Diabetes drug cuts repeat heart attacks: study
By Ransdell Pierson and Bill Berkrot
DALLAS (Reuters) – A diabetes drug sold by Takeda
Pharmaceutical Co. and Eli Lilly and Co. significantly cut the
rate of a second heart attack compared with a placebo in
high-risk patients with type-2 diabetes, a study reported on
Wednesday found.
The data come from a secondary analysis of a failed trial
of the drug Actos reported in September, which had a more
ambitious main goal of preventing a wide range of adverse heart
events, including death, stroke, heart attack and the need to
clear clogged leg and heart arteries in high-risk type-2
diabetics.
The data presented at the American Heart Association annual
scientific meeting show that Actos, also known as pioglitazone,
reduced the risk of repeat heart attacks, both fatal and
non-fatal, by 28 percent, according to researchers who
conducted the 2,445-patient study.
“This is the first glucose-lowering drug shown to prevent
additional heart attacks,” said the study’s lead author, Dr.
Erland Erdmann of the University of Koeln in Germany.
Erdmann said diabetics have many times the risk of heart
attack as the general population and that based on this
analysis, “doctors probably will prefer pioglitazone (Actos)

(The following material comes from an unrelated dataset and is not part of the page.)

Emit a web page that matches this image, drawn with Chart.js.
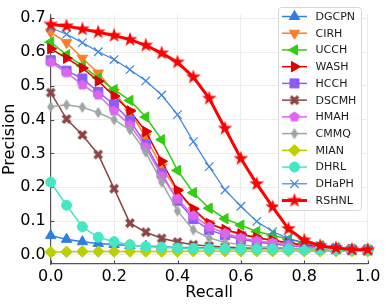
<!DOCTYPE html>
<html>
<head>
<meta charset="utf-8">
<script src="https://cdn.jsdelivr.net/npm/chart.js@4.4.1/dist/chart.umd.min.js"></script>
<style>
  html, body { margin: 0; padding: 0; background: #fff; }
  canvas { display: block; }
</style>
</head>
<body>
<canvas id="pr-chart" width="387" height="304"></canvas>
<script>
const recall = [0, 0.05, 0.1, 0.15, 0.2, 0.25, 0.3, 0.35, 0.4, 0.45, 0.5,
  0.55, 0.6, 0.65, 0.7, 0.75, 0.8, 0.85, 0.9, 0.95, 1.0];
const xTicks = [0, 0.2, 0.4, 0.6, 0.8, 1.0];
const yTicks = [0, 0.1, 0.2, 0.3, 0.4, 0.5, 0.6, 0.7];

const methods = ["DGCPN", "CIRH", "UCCH", "WASH", "HCCH", "DSCMH",
  "HMAH", "CMMQ", "MIAN", "DHRL", "DHaPH", "RSHNL"];

const dgcpn = [0.057, 0.046, 0.039, 0.034, 0.031, 0.028, 0.026, 0.024, 0.022, 0.021, 0.020,
  0.019, 0.018, 0.018, 0.017, 0.017, 0.016, 0.016, 0.015, 0.015, 0.015];
const cirh = [0.659, 0.628, 0.582, 0.538, 0.482, 0.423, 0.348, 0.260, 0.188, 0.132, 0.092,
  0.073, 0.060, 0.050, 0.042, 0.035, 0.028, 0.022, 0.018, 0.016, 0.015];
const ucch = [0.630, 0.592, 0.559, 0.524, 0.489, 0.457, 0.408, 0.341, 0.250, 0.184, 0.138,
  0.107, 0.088, 0.069, 0.058, 0.046, 0.036, 0.027, 0.021, 0.017, 0.015];
const wash = [0.610, 0.582, 0.553, 0.514, 0.470, 0.426, 0.365, 0.277, 0.191, 0.136, 0.093,
  0.075, 0.062, 0.051, 0.043, 0.036, 0.029, 0.023, 0.018, 0.016, 0.015];
const hcch = [0.576, 0.545, 0.522, 0.482, 0.445, 0.398, 0.327, 0.241, 0.160, 0.106, 0.074,
  0.058, 0.046, 0.038, 0.032, 0.028, 0.024, 0.020, 0.017, 0.015, 0.014];
const dscmh = [0.480, 0.402, 0.355, 0.297, 0.196, 0.094, 0.067, 0.049, 0.038, 0.030, 0.026,
  0.023, 0.021, 0.019, 0.018, 0.017, 0.016, 0.015, 0.015, 0.014, 0.014];
const hmah = [0.570, 0.539, 0.503, 0.473, 0.426, 0.384, 0.318, 0.233, 0.165, 0.116, 0.083,
  0.064, 0.050, 0.042, 0.036, 0.030, 0.025, 0.021, 0.018, 0.016, 0.015];
const cmmq = [0.438, 0.444, 0.437, 0.421, 0.400, 0.370, 0.304, 0.215, 0.130, 0.074, 0.050,
  0.037, 0.030, 0.025, 0.022, 0.020, 0.018, 0.017, 0.016, 0.015, 0.014];
const mian = [0.008, 0.009, 0.010, 0.010, 0.010, 0.010, 0.010, 0.010, 0.010, 0.011, 0.011,
  0.011, 0.011, 0.011, 0.011, 0.011, 0.011, 0.011, 0.011, 0.011, 0.011];
const dhrl = [0.215, 0.147, 0.083, 0.052, 0.039, 0.030, 0.025, 0.022, 0.020, 0.019, 0.018,
  0.018, 0.017, 0.017, 0.017, 0.016, 0.016, 0.016, 0.015, 0.015, 0.015];
const dhaph = [0.672, 0.653, 0.628, 0.601, 0.578, 0.548, 0.515, 0.473, 0.415, 0.335, 0.261,
  0.192, 0.144, 0.099, 0.069, 0.048, 0.036, 0.027, 0.021, 0.017, 0.015];
const rshnl = [0.682, 0.677, 0.668, 0.659, 0.649, 0.637, 0.620, 0.597, 0.570, 0.526, 0.463,
  0.374, 0.285, 0.210, 0.142, 0.077, 0.043, 0.027, 0.020, 0.016, 0.015];

const values = [dgcpn, cirh, ucch, wash, hcch, dscmh, hmah, cmmq, mian, dhrl, dhaph, rshnl];

// small canvases for the matplotlib-like markers chart.js doesn't have
function marker(size, color, path) {
  const c = document.createElement("canvas");
  c.width = size;
  c.height = size;
  const g = c.getContext("2d");
  g.translate(size / 2, size / 2);
  g.fillStyle = color;
  g.beginPath();
  path(g);
  g.closePath();
  g.fill();
  return c;
}

function starPath(g) {
  const R = 7.8, r = R * 0.382;
  for (let i = 0; i < 10; i++) {
    const a = -Math.PI / 2 + i * Math.PI / 5;
    const rr = i % 2 ? r : R;
    g.lineTo(rr * Math.cos(a), rr * Math.sin(a));
  }
}

function xPath(g) {
  const L = 5.2, a = 1.7;
  const pts = [[-a, -L], [a, -L], [a, -a], [L, -a], [L, a], [a, a],
    [a, L], [-a, L], [-a, a], [-L, a], [-L, -a], [-a, -a]];
  g.rotate(Math.PI / 4);
  pts.forEach(p => g.lineTo(p[0], p[1]));
}

function pentagonPath(g) {
  const R = 5.6;
  for (let i = 0; i < 5; i++) {
    const a = -Math.PI / 2 + i * 2 * Math.PI / 5;
    g.lineTo(R * Math.cos(a), R * Math.sin(a));
  }
}

function thinDiamondPath(g) {
  g.moveTo(0, -5.8);
  g.lineTo(3.6, 0);
  g.lineTo(0, 5.8);
  g.lineTo(-3.6, 0);
}

const styles = [
  { color: "#2f7fe0", point: "triangle", radius: 6, rotation: 0, width: 1.5 },
  { color: "#ff7f27", point: "triangle", radius: 6, rotation: 180, width: 1.5 },
  { color: "#33cc11", point: "triangle", radius: 6, rotation: 270, width: 1.5 },
  { color: "#dd0000", point: "triangle", radius: 6, rotation: 90, width: 1.5 },
  { color: "#8d5cf6", point: "rect", radius: 6.4, rotation: 0, width: 1.5 },
  { color: "#8c4444", point: "X", radius: 5, rotation: 0, width: 1.5 },
  { color: "#dd66ee", point: "pentagon", radius: 5.5, rotation: 0, width: 1.5 },
  { color: "#9ba6a5", point: "thin", radius: 5, rotation: 0, width: 1.5 },
  { color: "#bbd000", point: "rectRot", radius: 5.8, rotation: 0, width: 1.5 },
  { color: "#44e6c4", point: "circle", radius: 5, rotation: 0, width: 1.5 },
  { color: "#3a86dd", point: "crossRot", radius: 6, rotation: 0, width: 1.2 },
  { color: "#ff0000", point: "star", radius: 8, rotation: 0, width: 3 },
];

function pointStyleFor(s) {
  if (s.point === "star") return marker(18, s.color, starPath);
  if (s.point === "X") return marker(14, s.color, xPath);
  if (s.point === "pentagon") return marker(14, s.color, pentagonPath);
  if (s.point === "thin") return marker(14, s.color, thinDiamondPath);
  return s.point;
}

const datasets = methods.map((name, i) => {
  const s = styles[i];
  return {
    label: name,
    data: recall.map((r, j) => ({ x: r, y: values[i][j] })),
    borderColor: s.color,
    backgroundColor: s.color,
    borderWidth: s.width,
    pointStyle: pointStyleFor(s),
    pointRadius: s.radius,
    pointRotation: s.rotation,
    pointBackgroundColor: s.color,
    pointBorderColor: s.color,
    pointBorderWidth: s.point === "crossRot" ? 1.2 : 1,
    fill: false,
    tension: 0,
    clip: false,
    order: methods.length - i,
  };
});

const FONT = "'DejaVu Sans', sans-serif";

// legend with line + marker samples, drawn inside the plot (upper right)
const lineLegend = {
  id: "lineLegend",
  afterDraw(chart) {
    const ctx = chart.ctx;
    const bx = 278.5, by = 7.5, bw = 83, bh = 203;
    ctx.save();
    ctx.fillStyle = "rgba(255,255,255,0.85)";
    ctx.strokeStyle = "#d6d6d6";
    ctx.lineWidth = 1;
    ctx.beginPath();
    ctx.roundRect(bx, by, bw, bh, 3);
    ctx.fill();
    ctx.stroke();
    ctx.font = "11px " + FONT;
    ctx.textBaseline = "middle";
    chart.data.datasets.forEach((ds, i) => {
      const y = 16.5 + i * 16.73;
      ctx.strokeStyle = ds.borderColor;
      ctx.lineWidth = ds.borderWidth;
      ctx.beginPath();
      ctx.moveTo(282, y);
      ctx.lineTo(307, y);
      ctx.stroke();
      ctx.fillStyle = ds.pointBackgroundColor;
      ctx.strokeStyle = ds.pointBorderColor;
      ctx.lineWidth = ds.pointBorderWidth;
      Chart.helpers.drawPoint(ctx, {
        pointStyle: ds.pointStyle,
        radius: ds.pointRadius,
        rotation: ds.pointRotation,
        borderWidth: ds.pointBorderWidth,
      }, 294.5, y);
      ctx.fillStyle = "#1a1a1a";
      ctx.fillText(ds.label, 315.5, y + 0.5);
    });
    ctx.restore();
  },
};

// short inward tick marks like matplotlib
const innerTicks = {
  id: "innerTicks",
  beforeDatasetsDraw(chart) {
    const { ctx, chartArea, scales } = chart;
    ctx.save();
    ctx.strokeStyle = "#444";
    ctx.lineWidth = 1;
    ctx.beginPath();
    xTicks.forEach(v => {
      const px = Math.round(scales.x.getPixelForValue(v)) + 0.5;
      ctx.moveTo(px, chartArea.bottom);
      ctx.lineTo(px, chartArea.bottom - 3.5);
    });
    yTicks.forEach(v => {
      const py = Math.round(scales.y.getPixelForValue(v)) + 0.5;
      ctx.moveTo(chartArea.left, py);
      ctx.lineTo(chartArea.left + 3.5, py);
    });
    ctx.stroke();
    ctx.restore();
  },
};

const config = {
  type: "line",
  data: { datasets: datasets },
  options: {
    responsive: false,
    devicePixelRatio: 1,
    animation: false,
    events: [],
    layout: {
      padding: { top: 2, right: 19.3, left: 0, bottom: 0 },
    },
    plugins: {
      legend: { display: false },
      tooltip: { enabled: false },
    },
    scales: {
      x: {
        type: "linear",
        min: 0,
        max: 1.0,
        afterBuildTicks: (scale) => {
          scale.ticks = xTicks.map(v => ({ value: v }));
        },
        afterFit: (scale) => {
          scale.height = 40;
        },
        ticks: {
          font: { family: FONT, size: 16 },
          color: "#000",
          padding: 3,
          maxRotation: 0,
          callback: (v) => Number(v).toFixed(1),
        },
        grid: { color: "#ececec", lineWidth: 1, drawTicks: false },
        border: { color: "#555", width: 1.2 },
        title: {
          display: true,
          text: "Recall",
          font: { family: FONT, size: 16 },
          color: "#000",
          padding: { top: 0, bottom: 2 },
        },
      },
      y: {
        type: "linear",
        min: -0.027,
        max: 0.711,
        afterBuildTicks: (scale) => {
          scale.ticks = yTicks.map(v => ({ value: v }));
        },
        afterFit: (scale) => {
          scale.width = 50.7;
        },
        ticks: {
          font: { family: FONT, size: 16 },
          color: "#000",
          padding: 5,
          callback: (v) => Number(v).toFixed(1),
        },
        grid: { color: "#ececec", lineWidth: 1, drawTicks: false },
        border: { color: "#555", width: 1.2 },
        title: {
          display: true,
          text: "Precision",
          font: { family: FONT, size: 16 },
          color: "#000",
          padding: { top: 0, bottom: 0 },
        },
      },
    },
  },
  plugins: [innerTicks, lineLegend],
};

const prChart = new Chart(document.getElementById("pr-chart"), config);
</script>
</body>
</html>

over other drugs, such as metformin or even insulin” to prevent
a recurrent heart attack.
Patients in the study received either Actos in addition to
their regular diabetes medicine or placebo on top of their
normal treatment.
The results also showed a 19 percent reduction in a
composite of adverse heart events, including non-fatal heart
attacks, the need for heart artery-clearing procedures, acute
coronary syndrome and cardiac death, researchers said.
The new analysis excluded stroke, amputations, total deaths
and leg artery-clearing procedures, which had contributed to
the original trial’s failure.
After Actos failed to achieve statistical significance in
the original study, researchers went back and took a closer
look at the data to see if the drug might have helped prevent
new heart attacks among patients in the original study.